## EXERCISE TASK
Copy whichever lines contain the string "matplotlib".

## BEGIN

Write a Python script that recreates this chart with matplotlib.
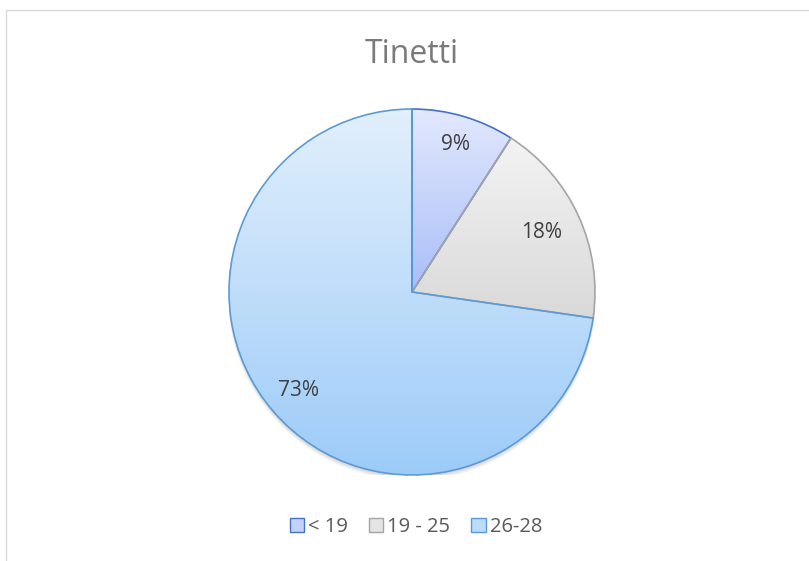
import numpy as np
import matplotlib
matplotlib.use('Agg')
from matplotlib import pyplot as plt
from matplotlib.patches import Circle, Rectangle
from matplotlib.colors import LinearSegmentedColormap

plt.rcParams['font.family'] = ['Open Sans', 'DejaVu Sans']

title = 'Tinetti'
categories = ['< 19', '19 - 25', '26-28']
counts = [1, 2, 8]

top_colors = ['#e2e8fd', '#f3f3f3', '#e2effc']
bottom_colors = ['#a9bef8', '#d9d9d9', '#9ccbf8']
edge_colors = ['#4472c4', '#a5a5a5', '#5b9bd5']
legend_fill = ['#c4d2fb', '#e4e4e4', '#bcdcfb']
label_dist = [0.84, 0.78, 0.82]

W, H = 809, 561
fig = plt.figure(figsize=(W / 100, H / 100), dpi=100)

# chart frame
fig.patches.append(Rectangle((6 / W, -0.1), 2, 1.1 - 10 / H, transform=fig.transFigure,
                             fill=False, edgecolor='#d9d9d9', linewidth=1.0))

cx, cy, r = 412, 292, 183
ax = fig.add_axes([(cx - r) / W, (H - cy - r) / H, 2 * r / W, 2 * r / H])

# soft shadow under the pie
px = 2.0 / (2 * r)
for k in range(1, 6):
    ax.add_patch(Circle((0, -k * px * 0.9), 1.0 + k * px * 0.2, facecolor='#000000',
                        alpha=0.035, edgecolor='none', zorder=0))

wedges, texts, autotexts = ax.pie(
    counts, startangle=90, counterclock=False, radius=1.0,
    autopct=lambda p: f'{p:.0f}%', pctdistance=1.0,
    wedgeprops=dict(linewidth=1.2),
    textprops=dict(color='#404040', fontsize=15))

for w, top, bot, ec in zip(wedges, top_colors, bottom_colors, edge_colors):
    w.set_facecolor('none')
    w.set_edgecolor(ec)
    w.set_zorder(3)
    w.set_clip_on(False)
    v = w.get_path().vertices
    y0, y1 = v[:, 1].min(), v[:, 1].max()
    cmap = LinearSegmentedColormap.from_list('g', [bot, top])
    grad = np.linspace(0, 1, 256).reshape(-1, 1)
    im = ax.imshow(grad, cmap=cmap, origin='lower', extent=[-1, 1, y0, y1],
                   aspect='auto', zorder=2, interpolation='bilinear')
    im.set_clip_path(w)

for t, d in zip(autotexts, label_dist):
    x, y = t.get_position()
    t.set_position((x * d, y * d))
    t.set_zorder(5)

ax.set_xlim(-1, 1)
ax.set_ylim(-1, 1)
ax.set_aspect('equal')
ax.axis('off')

fig.text(cx / W, 1 - 63 / H, title, ha='center', va='baseline', fontsize=23,
         color='#7a7a7a')

handles = [Rectangle((0, 0), 1, 1, facecolor=fc, edgecolor=ec, linewidth=1.0)
           for fc, ec in zip(legend_fill, edge_colors)]
fig.legend(handles, categories, loc='center', bbox_to_anchor=(416 / W, 1 - 527 / H),
           ncol=3, frameon=False, fontsize=14.5, labelcolor='#595959',
           handlelength=0.7, handleheight=0.7, handletextpad=0.2, columnspacing=1.05)

fig.savefig('out.png', dpi=100)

## END

## RESPONSE FOR THIS EXERCISE
Write a Python script that recreates this chart with matplotlib.
import matplotlib
matplotlib.use('Agg')
from matplotlib import pyplot as plt
from matplotlib.patches import Circle, Rectangle
from matplotlib.colors import LinearSegmentedColormap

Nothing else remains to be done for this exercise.